Though the film is genuinely very funny, the laughs are frequently brought to a sudden end with the sounds of pistol-shots as prisoners are summarily dispatched, a body rolls down the stairs as a torture session is briefly revealed, and the sadist, mass murderer and rapist Lavrentiy Beria casually orders a soldier to “shoot her before him – but make sure he sees it.”

In fact, it is Russell Beale’s extraordinary performance as Beria that is, simultaneously, the film’s greatest strength and its central weakness: so satanically malevolent is he, that the other apparatchiks seem almost likeable – or, at least, pitiable. Khrushchev (Steve Buscemi) comes over as a nervous, failed stand-up comedian, Malenkov (Jeffrey Tambor ) is weak, vain and pathetic, while Molotov (Michael Palin) is simply a tragic, broken man, not least when Beria tricks him into denouncing his own wife, in her presence. So this is not definitive history, and makes no pretence of being so. But it tells a real truth: that Stalin and his courtiers were at least as venal and corrupt as the very worst bourgeois politician, and a thousand times more murderous.

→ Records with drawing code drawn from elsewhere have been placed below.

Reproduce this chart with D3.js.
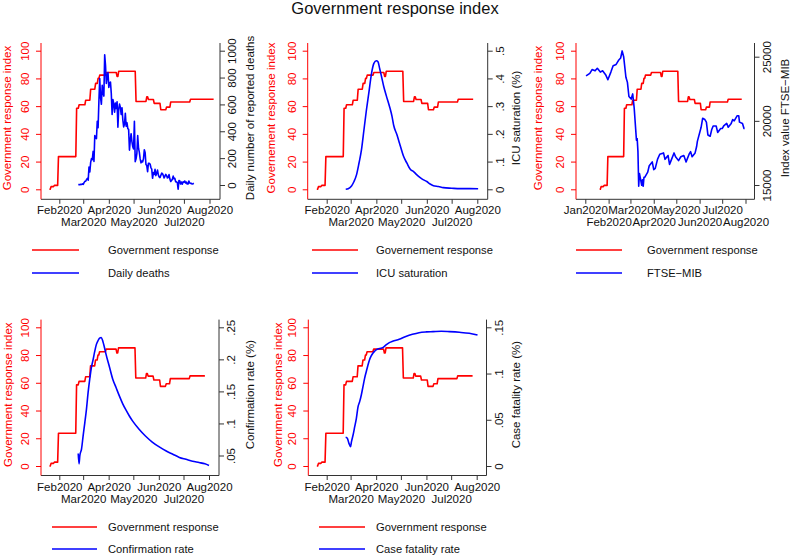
<!DOCTYPE html>
<html><head><meta charset="utf-8">
<script src="https://cdn.jsdelivr.net/npm/d3@7"></script>
<style>
html,body{margin:0;padding:0;background:#fff;}
svg{display:block;font-family:"Liberation Sans",Arial,sans-serif;}
</style></head>
<body><svg id="c" width="791" height="556"></svg>
<script>
// ---------------- DATA ----------------
// Government response index (step series: date where a new level starts, level)
const govDates  = ["2020-01-20","2020-01-22","2020-01-26","2020-01-31","2020-02-21","2020-02-22","2020-02-25","2020-03-04","2020-03-10","2020-03-16","2020-03-19","2020-03-21","2020-03-29","2020-04-11","2020-04-13","2020-05-04","2020-05-17","2020-05-19","2020-05-26","2020-06-03","2020-06-10","2020-06-15","2020-07-09"];
const govValues = [0,1.9,2.8,23.6,23.6,58.5,61,64.3,72.2,76.4,80,82.4,84.3,81.5,85.2,63.4,66.7,64.8,62,57.4,59.3,63,65];
const govEndPanel1 = "2020-08-06";
const govEndOther  = "2020-07-27";

// Daily deaths (consecutive days from deathsStart)
const deathsStart = "2020-02-24";
const deaths = [4,3,2,5,4,8,5,18,27,28,41,49,36,133,97,168,196,189,250,175,368,349,345,475,427,627,793,651,601,743,683,662,969,889,756,812,837,727,760,766,681,525,636,604,542,610,570,619,431,566,602,578,525,575,482,433,454,534,437,464,420,415,260,333,382,323,285,269,474,174,195,236,369,274,243,194,165,179,172,195,262,242,153,145,99,162,161,156,130,119,50,92,78,117,70,87,111,75,60,55,71,88,85,72,53,65,79,71,53,56,78,44,26,34,43,66,47,49,24,23,18,-31,34,30,8,22,6,23,21,30,15,21,7,8,30,15,12,12,7,9,13];

// ICU saturation (%)
const icuDates  = ["2020-02-24","2020-02-27","2020-03-02","2020-03-05","2020-03-08","2020-03-11","2020-03-14","2020-03-17","2020-03-20","2020-03-23","2020-03-26","2020-03-29","2020-04-01","2020-04-03","2020-04-05","2020-04-07","2020-04-10","2020-04-13","2020-04-17","2020-04-20","2020-04-22","2020-04-26","2020-04-29","2020-05-02","2020-05-04","2020-05-08","2020-05-12","2020-05-16","2020-05-20","2020-05-24","2020-05-28","2020-06-01","2020-06-05","2020-06-09","2020-06-15","2020-06-21","2020-07-01","2020-07-11","2020-07-23","2020-08-02"];
const icuValues = [0,0.002,0.012,0.028,0.052,0.094,0.142,0.214,0.286,0.35,0.415,0.454,0.464,0.46,0.436,0.41,0.37,0.338,0.298,0.262,0.23,0.196,0.166,0.136,0.118,0.094,0.072,0.064,0.052,0.042,0.034,0.028,0.019,0.013,0.010,0.006,0.004,0.0025,0.0025,0.002];

// FTSE-MIB index value
const ftseDates  = ["2020-01-02","2020-01-07","2020-01-10","2020-01-14","2020-01-17","2020-01-21","2020-01-24","2020-01-28","2020-01-31","2020-02-04","2020-02-07","2020-02-11","2020-02-14","2020-02-17","2020-02-19","2020-02-21","2020-02-24","2020-02-26","2020-02-28","2020-03-02","2020-03-04","2020-03-06","2020-03-09","2020-03-10","2020-03-11","2020-03-12","2020-03-13","2020-03-16","2020-03-17","2020-03-18","2020-03-19","2020-03-20","2020-03-24","2020-03-26","2020-03-30","2020-04-01","2020-04-03","2020-04-06","2020-04-09","2020-04-14","2020-04-16","2020-04-20","2020-04-22","2020-04-24","2020-04-28","2020-04-30","2020-05-04","2020-05-07","2020-05-11","2020-05-14","2020-05-18","2020-05-20","2020-05-22","2020-05-26","2020-05-28","2020-05-29","2020-06-03","2020-06-05","2020-06-08","2020-06-10","2020-06-12","2020-06-15","2020-06-17","2020-06-19","2020-06-23","2020-06-25","2020-06-29","2020-07-01","2020-07-03","2020-07-07","2020-07-09","2020-07-13","2020-07-15","2020-07-17","2020-07-21","2020-07-23","2020-07-24","2020-07-28","2020-07-30","2020-07-31"];
const ftseValues = [23500,23700,24000,23900,24100,23800,23900,23600,23200,23800,24300,24400,24700,24900,25450,25000,23400,23000,21900,21700,22100,21000,18500,18600,17600,14900,15900,14980,15400,14900,15600,15600,16000,16500,16800,16200,16300,17000,17400,17500,17000,17300,16600,16900,17500,17200,16900,17200,17300,16800,17400,17600,17200,17500,18000,18400,19500,20200,20100,19900,18900,18800,19300,19600,19600,19100,19400,19400,19600,19800,19500,19800,20100,20000,20400,20400,19900,19800,19400,19400];

// Confirmation rate (%)
const confDates  = ["2020-02-24","2020-02-25","2020-02-26","2020-02-28","2020-03-01","2020-03-03","2020-03-05","2020-03-07","2020-03-09","2020-03-11","2020-03-13","2020-03-15","2020-03-17","2020-03-19","2020-03-21","2020-03-23","2020-03-25","2020-03-27","2020-03-29","2020-04-02","2020-04-06","2020-04-10","2020-04-14","2020-04-18","2020-04-22","2020-04-26","2020-04-30","2020-05-08","2020-05-16","2020-05-24","2020-06-02","2020-06-10","2020-06-18","2020-06-26","2020-07-04","2020-07-12","2020-07-20","2020-07-27","2020-08-01"];
const confValues = [0.053,0.037,0.050,0.060,0.081,0.101,0.122,0.148,0.169,0.187,0.199,0.212,0.223,0.229,0.233,0.234,0.228,0.218,0.207,0.188,0.169,0.156,0.143,0.131,0.121,0.112,0.104,0.091,0.080,0.071,0.063,0.057,0.052,0.047,0.044,0.041,0.039,0.037,0.0345];

// Case fatality rate (%)
const cfrDates  = ["2020-02-24","2020-02-26","2020-02-28","2020-03-01","2020-03-02","2020-03-04","2020-03-06","2020-03-08","2020-03-10","2020-03-12","2020-03-14","2020-03-16","2020-03-18","2020-03-20","2020-03-22","2020-03-24","2020-03-26","2020-03-28","2020-03-30","2020-04-01","2020-04-05","2020-04-09","2020-04-13","2020-04-17","2020-04-21","2020-04-29","2020-05-07","2020-05-15","2020-05-23","2020-06-01","2020-06-09","2020-06-19","2020-06-29","2020-07-11","2020-07-23","2020-08-02"];
const cfrValues = [0.031,0.030,0.0245,0.021,0.026,0.0335,0.0425,0.0516,0.064,0.0696,0.0768,0.0858,0.0948,0.102,0.109,0.115,0.119,0.122,0.124,0.1255,0.127,0.128,0.131,0.1334,0.1349,0.137,0.140,0.1424,0.1442,0.145,0.1453,0.1457,0.1453,0.1446,0.1435,0.1417];

// Axis ticks / labels
const govTicks = [0,20,40,60,80,100];
const monthTicksA = ["2020-02-01","2020-03-01","2020-04-01","2020-05-01","2020-06-01","2020-07-01","2020-08-01"];
const monthTicksB = ["2020-01-01","2020-02-01","2020-03-01","2020-04-01","2020-05-01","2020-06-01","2020-07-01","2020-08-01"];
const deathsTicks = [0,200,400,600,800,1000];
const icuTicks = [0,0.1,0.2,0.3,0.4,0.5];
const ftseTicks = [15000,20000,25000];
const confTicks = [0.05,0.1,0.15,0.2,0.25];
const cfrTicks = [0,0.05,0.1,0.15];

const chartTitle = "Government response index";
const RED = "#ff0000", BLUE = "#0000ff", AX = "#333";

// ---------------- HELPERS ----------------
const P = d3.utcParse("%Y-%m-%d");
const fmtMonth = d3.utcFormat("%b%Y");
const fmtDec = v => (v === 0 ? "0" : String(+v.toFixed(2)).replace(/^0\./, "."));

const svg = d3.select("#c");
svg.append("text").attr("x", 395).attr("y", 14).attr("text-anchor", "middle")
  .attr("font-size", 16.5).attr("fill", "#111").text(chartTitle);

// daily series from the step definition (as a daily-observed index, connected day to day)
function govSeries(end) {
  const out = [];
  const starts = govDates.map(P);
  const last = P(end);
  let k = 0;
  for (let d = starts[0]; d <= last; d = d3.utcDay.offset(d, 1)) {
    while (k + 1 < starts.length && starts[k + 1] <= d) k++;
    out.push({ date: d, v: govValues[k] });
  }
  return out;
}

function panel(cfg) {
  const g = svg.append("g");
  const x = d3.scaleUtc().domain([P(cfg.xTicks[0]), P(cfg.xTicks[cfg.xTicks.length - 1])]).range(cfg.xr);
  const yL = d3.scaleLinear().domain([0, 100]).range(cfg.yl);
  const yR = d3.scaleLinear().domain(cfg.rDomain).range(cfg.rr);
  const L = cfg.left, R = cfg.right, T = cfg.top, B = cfg.bottom;

  // axis lines
  g.append("line").attr("x1", L).attr("x2", R).attr("y1", B).attr("y2", B).attr("stroke", AX);
  g.append("line").attr("x1", L).attr("x2", L).attr("y1", T).attr("y2", B).attr("stroke", RED);
  g.append("line").attr("x1", R).attr("x2", R).attr("y1", T).attr("y2", B).attr("stroke", AX);

  // bottom axis
  const xa = g.append("g").attr("transform", `translate(0,${B})`)
    .call(d3.axisBottom(x).tickValues(cfg.xTicks.map(P)).tickFormat(fmtMonth).tickSize(4.5).tickPadding(0));
  xa.select(".domain").remove();
  xa.selectAll("line").attr("stroke", AX);
  xa.selectAll("text").attr("font-size", 11.5).attr("fill", "#111").attr("font-family", null)
    .attr("dy", "0.35em").attr("y", (d, i) => (i % 2 === 0 ? 11 : 23));

  // left axis
  const la = g.append("g").attr("transform", `translate(${L},0)`)
    .call(d3.axisLeft(yL).tickValues(govTicks).tickFormat(d3.format("d")).tickSize(5));
  la.select(".domain").remove();
  la.selectAll("line").attr("stroke", RED);
  la.selectAll("text").attr("font-size", 11.5).attr("fill", RED).attr("font-family", null)
    .attr("transform", "rotate(-90)").attr("text-anchor", "middle")
    .attr("x", 0).attr("y", -16).attr("dy", "0.35em");

  // right axis
  const ra = g.append("g").attr("transform", `translate(${R},0)`)
    .call(d3.axisRight(yR).tickValues(cfg.rTicks).tickFormat(cfg.rFmt).tickSize(5));
  ra.select(".domain").remove();
  ra.selectAll("line").attr("stroke", AX);
  ra.selectAll("text").attr("font-size", 11.5).attr("fill", "#111").attr("font-family", null)
    .attr("transform", "rotate(-90)").attr("text-anchor", "middle")
    .attr("x", 0).attr("y", 12).attr("dy", "0.35em");

  // axis titles
  const cy = (yL(0) + yL(100)) / 2 - 2;
  g.append("text").attr("transform", `translate(${L + cfg.lTitleOff},${cy}) rotate(-90)`)
    .attr("text-anchor", "middle").attr("dy", "0.35em").attr("font-size", 11.5).attr("fill", RED).text(cfg.lTitle);
  g.append("text").attr("transform", `translate(${R + cfg.rTitleOff},${cy}) rotate(-90)`)
    .attr("text-anchor", "middle").attr("dy", "0.35em").attr("font-size", 11.5).attr("fill", "#111").text(cfg.rTitle);

  // series
  g.append("path").datum(govSeries(cfg.govEnd))
    .attr("d", d3.line().x(d => x(d.date)).y(d => yL(d.v)))
    .attr("fill", "none").attr("stroke", RED).attr("stroke-width", 1.6).attr("stroke-linejoin", "round");
  g.append("path").datum(cfg.series)
    .attr("d", d3.line().x(d => x(d.date)).y(d => yR(d.v)).curve(cfg.curve || d3.curveLinear))
    .attr("fill", "none").attr("stroke", BLUE).attr("stroke-width", 1.6).attr("stroke-linejoin", "round");

  // legend
  const lg = cfg.legend;
  [[RED, cfg.govLabel], [BLUE, cfg.seriesLabel]].forEach(([c, t], i) => {
    const yy = lg.rows[i];
    svg.append("line").attr("x1", lg.x1).attr("x2", lg.x2).attr("y1", yy).attr("y2", yy)
      .attr("stroke", c).attr("stroke-width", 1.6);
    svg.append("text").attr("x", lg.tx).attr("y", yy).attr("dy", "0.35em")
      .attr("font-size", 11.2).attr("fill", "#111").text(t);
  });
}

const zip = (ds, vs) => ds.map((d, i) => ({ date: P(d), v: vs[i] }));
const deathSeries = deaths.map((v, i) => ({ date: d3.utcDay.offset(P(deathsStart), i), v }));

const topRow = { top: 43, bottom: 199.3, yl: [189.3, 50.7] };
const botRow = { top: 319.6, bottom: 475.5, yl: [466, 327.3] };

panel({ ...topRow, left: 41, right: 220, xr: [59.3, 209.5], xTicks: monthTicksA,
  rDomain: [0, 1000], rr: [185, 50.7], rTicks: deathsTicks, rFmt: d3.format("d"),
  lTitle: "Government response index", lTitleOff: -34, rTitle: "Daily number of reported deaths", rTitleOff: 30,
  govEnd: govEndPanel1, series: deathSeries,
  govLabel: "Government response", seriesLabel: "Daily deaths",
  legend: { rows: [250, 273], x1: 32, x2: 79, tx: 108 } });

panel({ ...topRow, left: 307.7, right: 487.7, xr: [326.7, 477.3], xTicks: monthTicksA,
  rDomain: [0, 0.5], rr: [189.3, 50.7], rTicks: icuTicks, rFmt: fmtDec,
  lTitle: "Governement response index", lTitleOff: -37, rTitle: "ICU saturation (%)", rTitleOff: 28,
  govEnd: govEndOther, series: zip(icuDates, icuValues), curve: d3.curveMonotoneX,
  govLabel: "Governement response", seriesLabel: "ICU saturation",
  legend: { rows: [250, 273], x1: 312, x2: 358, tx: 376 } });

panel({ ...topRow, left: 576, right: 754.5, xr: [585.3, 745.5], xTicks: monthTicksB,
  rDomain: [15000, 25000], rr: [185, 56.7], rTicks: ftseTicks, rFmt: d3.format("d"),
  lTitle: "Government response index", lTitleOff: -38, rTitle: "Index value FTSE\u2212MIB", rTitleOff: 30,
  govEnd: govEndOther, series: zip(ftseDates, ftseValues),
  govLabel: "Government response", seriesLabel: "FTSE\u2212MIB",
  legend: { rows: [250, 273], x1: 576, x2: 622, tx: 647 } });

panel({ ...botRow, left: 41, right: 219, xr: [59.3, 209], xTicks: monthTicksA,
  rDomain: [0.05, 0.25], rr: [455.5, 327.3], rTicks: confTicks, rFmt: fmtDec,
  lTitle: "Government response index", lTitleOff: -33, rTitle: "Confirmation rate (%)", rTitleOff: 31,
  govEnd: govEndOther, series: zip(confDates, confValues), curve: d3.curveMonotoneX,
  govLabel: "Government response", seriesLabel: "Confirmation rate",
  legend: { rows: [527, 549], x1: 52, x2: 97, tx: 108 } });

panel({ ...botRow, left: 308.3, right: 486.5, xr: [326.7, 476.7], xTicks: monthTicksA,
  rDomain: [0, 0.15], rr: [466, 327.3], rTicks: cfrTicks, rFmt: fmtDec,
  lTitle: "Government response index", lTitleOff: -30, rTitle: "Case fatality rate (%)", rTitleOff: 29,
  govEnd: govEndOther, series: zip(cfrDates, cfrValues), curve: d3.curveMonotoneX,
  govLabel: "Government response", seriesLabel: "Case fatality rate",
  legend: { rows: [527, 549], x1: 319, x2: 365, tx: 376 } });
</script></body></html>
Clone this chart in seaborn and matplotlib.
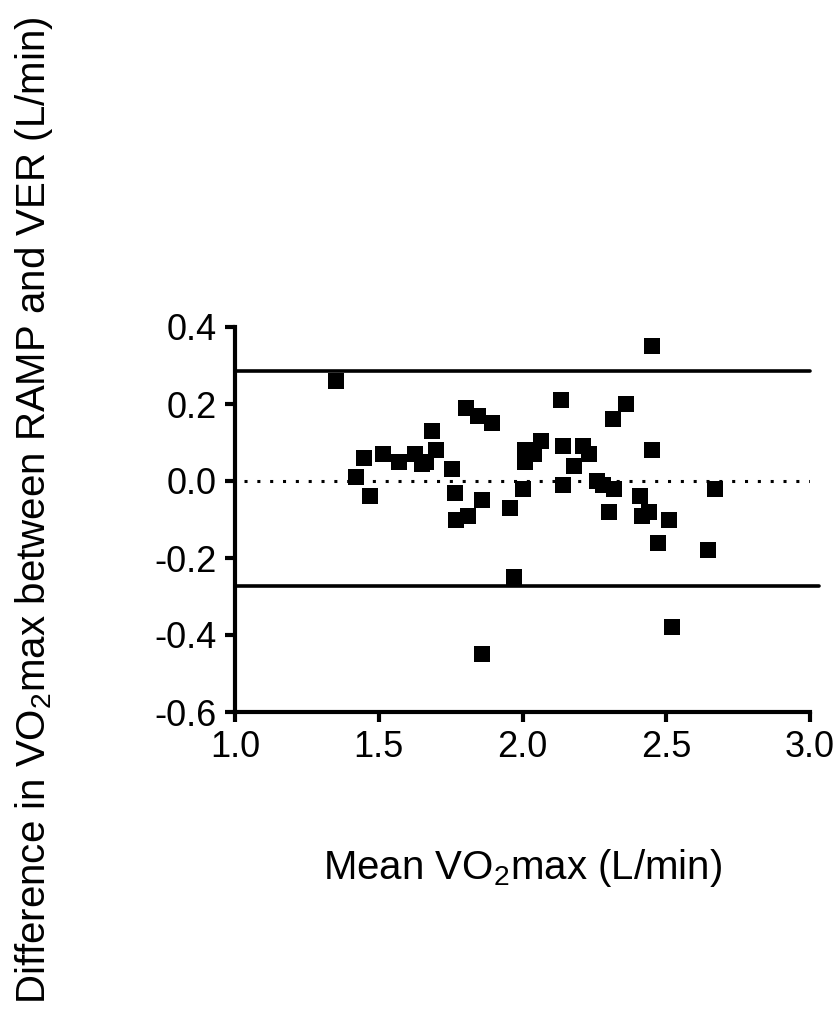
import pandas as pd
import matplotlib
matplotlib.use('Agg')
import matplotlib.pyplot as plt
import seaborn as sns

# Bland-Altman data: mean VO2max vs difference (RAMP - VER)
mean_vo2 = [1.35, 1.42, 1.45, 1.47, 1.515, 1.57, 1.625, 1.65, 1.665, 1.685,
            1.70, 1.755, 1.765, 1.77, 1.805, 1.81, 1.845, 1.86, 1.86, 1.895,
            1.955, 1.97, 2.00, 2.01, 2.01, 2.04, 2.065, 2.135, 2.14, 2.14,
            2.18, 2.21, 2.23, 2.26, 2.28, 2.30, 2.315, 2.32, 2.36, 2.41,
            2.415, 2.44, 2.45, 2.45, 2.47, 2.51, 2.52, 2.645, 2.67]
diff_vo2 = [0.26, 0.01, 0.06, -0.04, 0.07, 0.05, 0.07, 0.045, 0.05, 0.13,
            0.08, 0.03, -0.03, -0.10, 0.19, -0.09, 0.17, -0.05, -0.45, 0.15,
            -0.07, -0.25, -0.02, 0.08, 0.05, 0.07, 0.105, 0.21, 0.09, -0.01,
            0.04, 0.09, 0.07, 0.00, -0.01, -0.08, 0.16, -0.02, 0.20, -0.04,
            -0.09, -0.08, 0.08, 0.35, -0.16, -0.10, -0.38, -0.18, -0.02]
bias = 0.0
upper_loa = 0.287
lower_loa = -0.274

df = pd.DataFrame({'mean': mean_vo2, 'diff': diff_vo2})

sns.set_style('ticks')
plt.rcParams['font.family'] = ['Liberation Sans', 'DejaVu Sans']
plt.rcParams['mathtext.fontset'] = 'custom'
plt.rcParams['mathtext.rm'] = 'Liberation Sans'
plt.rcParams['text.color'] = 'black'
plt.rcParams['axes.edgecolor'] = 'black'
plt.rcParams['xtick.color'] = 'black'
plt.rcParams['ytick.color'] = 'black'

fig = plt.figure(figsize=(8.37, 10.27), dpi=100)
ax = fig.add_axes([235/837, 1 - 712/1027, 575/837, 385/1027])

ax.plot([1.0, 3.0], [upper_loa, upper_loa], color='black', lw=2.6, clip_on=False)
ax.plot([1.0, 3.03], [lower_loa, lower_loa], color='black', lw=2.6, clip_on=False)
ax.plot([1.03, 3.0], [bias, bias], color='black', lw=2.2, linestyle=(0, (1, 3.2)))

sns.scatterplot(data=df, x='mean', y='diff', marker='s', s=118, color='black',
                linewidth=0, ax=ax, zorder=3, clip_on=False)

ax.set_xlim(1.0, 3.0)
ax.set_ylim(-0.6, 0.4)
ax.set_xticks([1.0, 1.5, 2.0, 2.5, 3.0])
ax.set_yticks([-0.6, -0.4, -0.2, 0.0, 0.2, 0.4])
ax.set_xticklabels(['1.0', '1.5', '2.0', '2.5', '3.0'])
ax.set_yticklabels(['-0.6', '-0.4', '-0.2', '0.0', '0.2', '0.4'])
sns.despine(ax=ax)
for side in ['left', 'bottom']:
    ax.spines[side].set_linewidth(3)
    ax.spines[side].set_color('black')
ax.tick_params(width=3, length=7, labelsize=26, colors='black', pad=6)
ax.set_xlabel('')
ax.set_ylabel('')

fig.text(523/837, 1 - 868/1027, 'Mean VO$_\\mathregular{2}$max (L/min)',
         ha='center', va='center', fontsize=29)
fig.text(34/837, 1 - 510/1027,
         'Difference in VO$_\\mathregular{2}$max between RAMP and VER (L/min)',
         ha='center', va='center', rotation=90, fontsize=29)

fig.savefig('out.png', dpi=100, facecolor='white')
plt.close()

They, and the regime they created out of the ruins of the October revolution, had nothing to do with socialism or communism – not, that is, if like Marx, you believe that communism must be “fully-developed naturalism [and] humanism.” It’s a tragedy that a new generation of would-be socialists (some not even born when the workers of Eastern Europe overthrew Stalinism in 1989-90) are going to have to learn this lesson from scratch.